1. La Convention européenne des droits de l’homme – CEDH

a. Sa place dans l’ordre juridique
  • Au niveau universel, les Pactes des Nations Unies prirent du temps – trente années se sont écoulées entre la mise en vigueur de la Charte des droits de l’homme et ses compléments, Pactes I et II – à être élaborés. Face à cette paralysie, la nécessité de mettre en place un système régional de protection apparaît dans l’esprit des gouvernements européens. La Convention de sauvegarde des droits de l’homme et des libertés fondamentales – usuellement appelée la Convention européenne des droits de l’homme et abrégée CEDH – est conclue le 4 novembre 1950 à Rome[1]. En sa qualité de traité multilatéral, elle est contraignante pour les Etats parties.

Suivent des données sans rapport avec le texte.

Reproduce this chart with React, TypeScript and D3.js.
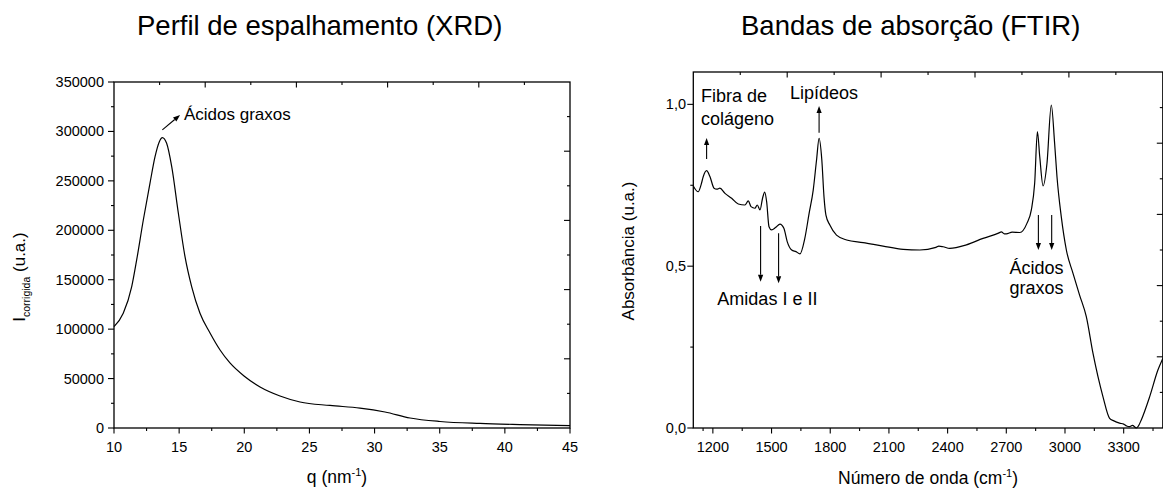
import React from "react";
import * as d3 from "d3";

// XRD scattering profile: q (nm^-1) vs corrected intensity
const xrdQ = [10, 10.71, 11.36, 11.74, 12.25, 12.76, 13.15, 13.48, 13.71, 14.04, 14.43, 14.94, 15.45, 15.96, 16.6, 17.37, 18.14, 18.9, 19.98, 21.21, 22.74, 24.28, 26.58, 28.88, 30.8, 32.72, 35.02, 38.09, 41.16, 45];
const xrdI = [102500, 116000, 143000, 170000, 210400, 247500, 274500, 289600, 293700, 288000, 264300, 217200, 173300, 143000, 116000, 96100, 78900, 65800, 52600, 41500, 32400, 26300, 22800, 20200, 16200, 10100, 6600, 4600, 3500, 2500];

// FTIR spectrum: wavenumber (cm^-1) vs absorbance
const ftirWn = [1100, 1125, 1140, 1151, 1168, 1185, 1206, 1220, 1236, 1262, 1296, 1330, 1364, 1381, 1395, 1415, 1427, 1441, 1454, 1465, 1475, 1487, 1500, 1522, 1543, 1563, 1580, 1603, 1625, 1645, 1670, 1692, 1713, 1730, 1743, 1757, 1768, 1778, 1798, 1832, 1884, 1968, 2070, 2173, 2258, 2340, 2355, 2377, 2411, 2496, 2581, 2660, 2675, 2690, 2700, 2730, 2769, 2806, 2828, 2845, 2859, 2871, 2888, 2908, 2930, 2947, 2959, 2981, 3007, 3041, 3075, 3109, 3143, 3194, 3228, 3250, 3279, 3300, 3315, 3330, 3345, 3365, 3375, 3390, 3433, 3475, 3500];
const ftirA = [0.748, 0.73, 0.752, 0.777, 0.795, 0.777, 0.741, 0.738, 0.741, 0.725, 0.71, 0.692, 0.689, 0.702, 0.684, 0.679, 0.689, 0.674, 0.71, 0.729, 0.699, 0.622, 0.612, 0.62, 0.63, 0.617, 0.576, 0.55, 0.545, 0.538, 0.586, 0.663, 0.735, 0.828, 0.895, 0.828, 0.715, 0.658, 0.627, 0.596, 0.581, 0.573, 0.562, 0.552, 0.55, 0.558, 0.562, 0.56, 0.555, 0.566, 0.586, 0.602, 0.606, 0.6, 0.6, 0.605, 0.604, 0.633, 0.674, 0.756, 0.916, 0.838, 0.748, 0.818, 0.998, 0.88, 0.777, 0.653, 0.55, 0.478, 0.41, 0.344, 0.231, 0.097, 0.03, 0.022, 0.015, 0.012, 0.006, 0.004, 0.008, 0, 0.006, 0.025, 0.097, 0.179, 0.215];

const xrdXTicks = [10, 15, 20, 25, 30, 35, 40, 45];
const xrdYTicks = [0, 50000, 100000, 150000, 200000, 250000, 300000, 350000];
const ftirXTicks = [1200, 1500, 1800, 2100, 2400, 2700, 3000, 3300];
const ftirYTicks = [0, 0.5, 1.0];
const ftirYLabels = ["0,0", "0,5", "1,0"];

const FONT = "'Liberation Sans', Arial, Helvetica, sans-serif";

function Arrow({ x1, y1, x2, y2 }: { x1: number; y1: number; x2: number; y2: number }) {
  const ang = Math.atan2(y2 - y1, x2 - x1);
  const len = 7;
  const half = 2.6;
  const bx = x2 - len * Math.cos(ang);
  const by = y2 - len * Math.sin(ang);
  const px = -Math.sin(ang) * half;
  const py = Math.cos(ang) * half;
  return (
    <g>
      <line x1={x1} y1={y1} x2={bx} y2={by} stroke="#000" strokeWidth={1.1} />
      <polygon points={`${x2},${y2} ${bx + px},${by + py} ${bx - px},${by - py}`} fill="#000" />
    </g>
  );
}

// Box around a panel, with the inward ticks of the opposite (top/right) axes
function Frame({ x, y, opp }: { x: any; y: any; opp: { top: number[]; right: number[] } }) {
  const [x0, x1] = x.range();
  const [y0, y1] = y.range();
  return (
    <g>
      <rect x={x0} y={y1} width={x1 - x0} height={y0 - y1} fill="none" stroke="#000" strokeWidth={1.3} />
      {opp.top.map((v, i) => (
        <line key={"t" + i} x1={x(v)} x2={x(v)} y1={y1} y2={y1 + (i % 2 === 0 ? 3 : 5.5)} stroke="#000" strokeWidth={1.1} />
      ))}
      {opp.right.map((v, i) => (
        <line key={"r" + i} y1={y(v)} y2={y(v)} x1={x1} x2={x1 - (i % 2 === 0 ? 3 : 6)} stroke="#000" strokeWidth={1.1} />
      ))}
    </g>
  );
}

function tenths(d: number[]) {
  return d3.range(1, 10).map((i) => d[0] + (i * (d[1] - d[0])) / 10);
}

export default function App() {
  // XRD panel
  const xX = d3.scaleLinear().domain([10, 45]).range([114, 570]);
  const xY = d3.scaleLinear().domain([0, 350000]).range([428, 82]);
  const xrdLine = d3
    .line<number>()
    .x((_, i) => xX(xrdQ[i]))
    .y((d) => xY(d))
    .curve(d3.curveMonotoneX)(xrdI) as string;

  // FTIR panel
  const fX = d3.scaleLinear().domain([1100, 3500]).range([693.3, 1162.8]);
  const fY = d3.scaleLinear().domain([0, 1.1]).range([428, 72]);
  const ftirLine = d3
    .line<number>()
    .x((_, i) => fX(ftirWn[i]))
    .y((d) => fY(d))
    .curve(d3.curveMonotoneX)(ftirA) as string;

  const xrdMinorX = d3.range(12.5, 45, 5);
  const xrdMinorY = d3.range(25000, 350000, 50000);
  const ftirMinorX = d3.range(1350, 3500, 300);
  const ftirMinorX2 = [1150];
  const ftirMinorY = [0.25, 0.75];

  const tick = { stroke: "#000", strokeWidth: 1.1 };
  const tickText = { fontFamily: FONT, fontSize: 14.5, fill: "#000" } as const;
  const annText = { fontFamily: FONT, fontSize: 18, fill: "#000" } as const;

  return (
    <svg width={1163} height={489} style={{ position: "absolute", left: 0, top: 0, background: "#fff" }}>
      {/* ---------- XRD ---------- */}
      <text x={137} y={35} fontFamily={FONT} fontSize={27.5} fill="#000">Perfil de espalhamento (XRD)</text>
      <Frame x={xX} y={xY} opp={{ top: tenths(xX.domain()), right: tenths(xY.domain()) }} />
      {xrdXTicks.map((v) => (
        <g key={v}>
          <line x1={xX(v)} x2={xX(v)} y1={428} y2={433.5} {...tick} />
          <text x={xX(v)} y={451.5} textAnchor="middle" {...tickText}>{v}</text>
        </g>
      ))}
      {xrdMinorX.map((v) => (
        <line key={v} x1={xX(v)} x2={xX(v)} y1={428} y2={431} {...tick} />
      ))}
      {xrdYTicks.map((v) => (
        <g key={v}>
          <line x1={114} x2={108} y1={xY(v)} y2={xY(v)} {...tick} />
          <text x={104} y={xY(v) + 5} textAnchor="end" {...tickText}>{v}</text>
        </g>
      ))}
      {xrdMinorY.map((v) => (
        <line key={v} x1={114} x2={111} y1={xY(v)} y2={xY(v)} {...tick} />
      ))}
      <path d={xrdLine} fill="none" stroke="#000" strokeWidth={1.2} />
      <Arrow x1={xX(13.71)} y1={xY(301500)} x2={xX(15.07)} y2={xY(316600)} />
      <text x={xX(15.37)} y={xY(312000)} {...annText} fontSize={17}>Ácidos graxos</text>
      <text x={337} y={483} textAnchor="middle" fontFamily={FONT} fontSize={17.5} fill="#000">
        q (nm<tspan fontSize={11} dy={-7}>-1</tspan><tspan dy={7}>)</tspan>
      </text>
      <text transform="translate(25,277) rotate(-90)" textAnchor="middle" fontFamily={FONT} fontSize={17} fill="#000">
        I<tspan fontSize={10.5} dy={5}>corrigida</tspan><tspan dy={-5}> (u.a.)</tspan>
      </text>

      {/* ---------- FTIR ---------- */}
      <text x={741} y={35} fontFamily={FONT} fontSize={27.5} fill="#000">Bandas de absorção (FTIR)</text>
      <Frame x={fX} y={fY} opp={{ top: tenths(fX.domain()), right: tenths(fY.domain()) }} />
      {ftirXTicks.map((v) => (
        <g key={v}>
          <line x1={fX(v)} x2={fX(v)} y1={428} y2={433.5} {...tick} />
          <text x={fX(v)} y={452} textAnchor="middle" {...tickText}>{v}</text>
        </g>
      ))}
      {ftirMinorX.concat(ftirMinorX2).map((v) => (
        <line key={v} x1={fX(v)} x2={fX(v)} y1={428} y2={431} {...tick} />
      ))}
      {ftirYTicks.map((v, i) => (
        <g key={v}>
          <line x1={693.3} x2={687.3} y1={fY(v)} y2={fY(v)} {...tick} />
          <text x={686} y={fY(v) + 5} textAnchor="end" {...tickText}>{ftirYLabels[i]}</text>
        </g>
      ))}
      {ftirMinorY.map((v) => (
        <line key={v} x1={693.3} x2={690.3} y1={fY(v)} y2={fY(v)} {...tick} />
      ))}
      <path d={ftirLine} fill="none" stroke="#000" strokeWidth={1.2} />

      {/* band annotations */}
      <text x={fX(1139)} y={fY(1.008)} {...annText}>Fibra de</text>
      <text x={fX(1139)} y={fY(0.936)} {...annText}>colágeno</text>
      <Arrow x1={fX(1168)} y1={fY(0.831)} x2={fX(1168)} y2={fY(0.896)} />

      <text x={fX(1594)} y={fY(1.017)} {...annText}>Lipídeos</text>
      <Arrow x1={fX(1743)} y1={fY(0.912)} x2={fX(1743)} y2={fY(0.995)} />

      <Arrow x1={fX(1444)} y1={fY(0.624)} x2={fX(1444)} y2={fY(0.452)} />
      <Arrow x1={fX(1536)} y1={fY(0.602)} x2={fX(1536)} y2={fY(0.447)} />
      <text x={fX(1223)} y={fY(0.38)} {...annText}>Amidas I e II</text>

      <Arrow x1={fX(2864)} y1={fY(0.658)} x2={fX(2864)} y2={fY(0.55)} />
      <Arrow x1={fX(2932)} y1={fY(0.658)} x2={fX(2932)} y2={fY(0.55)} />
      <text x={fX(2854)} y={fY(0.476)} textAnchor="middle" {...annText}>Ácidos</text>
      <text x={fX(2854)} y={fY(0.414)} textAnchor="middle" {...annText}>graxos</text>

      <text x={928} y={484} textAnchor="middle" fontFamily={FONT} fontSize={17.5} fill="#000">
        Número de onda (cm<tspan fontSize={11} dy={-7}>-1</tspan><tspan dy={7}>)</tspan>
      </text>
      <text transform="translate(634,251) rotate(-90)" textAnchor="middle" fontFamily={FONT} fontSize={17} fill="#000">
        Absorbância (u.a.)
      </text>
    </svg>
  );
}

  • En Suisse, la CEDH entre en vigueur le 28 novembre 1974 avec la ratification du texte par le Conseil fédéral. En tant que traité, la CEDH est au sommet de la hiérarchie des normes[2].
  • Les articles 2 à 18 de la CEDH étant directement applicables – « self-executing« [3] –, ils confèrent aux particuliers, sans mesure d’exécution interne, des droits et des obligations pouvant – en cas de violation – être portés devant les instances judiciaires, comme le prévoit la Constitution fédérale à son art. 189 al. 1 let. b[4].
  • Relevons encore que la Constitution fédérale suisse reprend les garanties fondamentales établies par la CEDH[5]. A ce sujet, la doctrine et la jurisprudence relèvent qu’en vertu de l’art. 53 CEDH, les particuliers peuvent se prévaloir des garanties qui leur confèrent la meilleure protection. Le Tribunal fédéral peine à appliquer la CEDH en déclarant que les droits garantis par la Convention ne sont pas plus étendus que les normes constitutionnelles, dès lors que les juges interprètent abstraitement les articles constitutionnels en y incluant les apports conventionnels. Néanmoins, la pratique des tribunaux fédéraux tend à rééquilibrer la balance en admettant que le champ d’application des normes conventionnelles est plus large que les garanties constitutionnelles[6].